Washington D.C., Apr 8, 2022 / 17:16 pm (CNA).

In her first public comment on the case, D.C. Mayor Muriel Bowser gave no indication Friday that the city intends to autopsy the remains of five aborted babies that anti-abortion activists claim to have rescued from being disposed as medical waste.

Instead, in a letter responding to Republican lawmakers in Congress who wrote to her calling for the city to investigate whether the abortionist broke the federal law, Bowser said one of the activists may have broken federal law.

Bowser’s letter centered on anti-abortion activist Lauren Handy, who said she and Terrisa Bukovinac — both members of the Progressive Anti-Abortion Uprising (PAAU) — received the aborted baby remains outside of a local abortion clinic from the driver of a medical waste disposal company. 

The group says they recovered the remains of a total of 115 babies, five of whom were of late gestation. At the group’s request, the Metropolitan Police Department retrieved the remains of those five babies on March 30, according to PAAU. The other babies were given a funeral Mass and a dignified burial, the group says.

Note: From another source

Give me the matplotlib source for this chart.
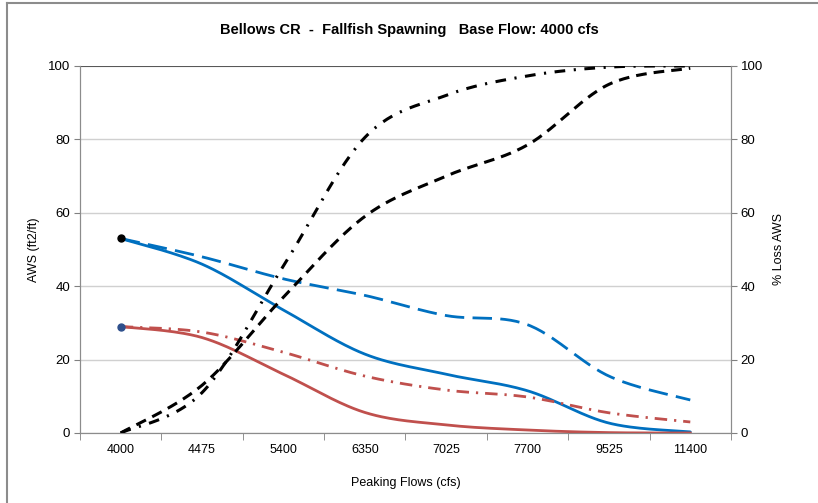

Bowser referred all questions regarding the indictment of Handy “for extremist anti-abortion activity” in D.C. in 2020 and “her claim of responsibility for tampering with fetal remains as reported last week” to the Department of Justice.

“The above referenced indictment and Ms. Handy’s claim of responsibility for March 30, 2022, and the MPD’s discoveries are, potentially, serious violations of federal law,” she said.

The April 5 letter that Republican lawmakers addressed to Bower and MPD Chief Robert J. Contee III did not reference Handy’s indictment, however. Attorney General Merrick Garland also received a copy.

“These five children, like all children, have inherent value and deserved better than abortion – they deserved life,” the letter spearheaded by Sen. James Lankford (R-Oklahoma) read. “But at a minimum, they deserve to have their deaths investigated to ensure that no D.C. or federal laws were broken.”

The lawmakers concluded with seven questions that they originally asked Bowser and Contee to answer by April 6. Among other things, they asked for autopsies and proper burials for the five babies of later gestation.

In response, Bukovinac told CNA: “Mayor Bowser’s virtue signaling to pro-abortion extremists is just pathetic political postioning at the expense of justice for these babies. Lauren and I are incredibly grateful to Senator Lankford for standing by Santangelo’s victims.”

Lankford, who shared Bowser’s response on Twitter, said, “This response tells me @MayorBowser thinks revealing the death of children is a crime, not taking the lives of children. Where are the babies? What has happened to them? Will they investigate or consider, for 1 sec, the possibility innocent lives are being taken for profit in DC?”

Handy, along with eight others, was indicted on March 30, the same day that D.C. police retrieved the babies’ remains from her apartment. She was charged with conspiracy against rights and Freedom of Access to Clinic Entrances Act (FACE Act) offense after an incident at the ​​Washington Surgi-Clinic in 2020.

Washington Surgi-Clinic, where PAAU says the babies’ remains came from, is operated by Dr. Cesare Santangelo, an OBGYN and well-known abortionist in Washington. In 2013 the pro-life group Live Action released a video it secretly recorded in which Santangelo says that he would allow a child who survived an abortion attempt to die if the child was born during the procedure. CNA has contacted the clinic multiple times for comment and has received no response.

The Metropolitan Police Department is currently consulting with the United States Attorney’s Office for D.C. on both matters, Bowser said.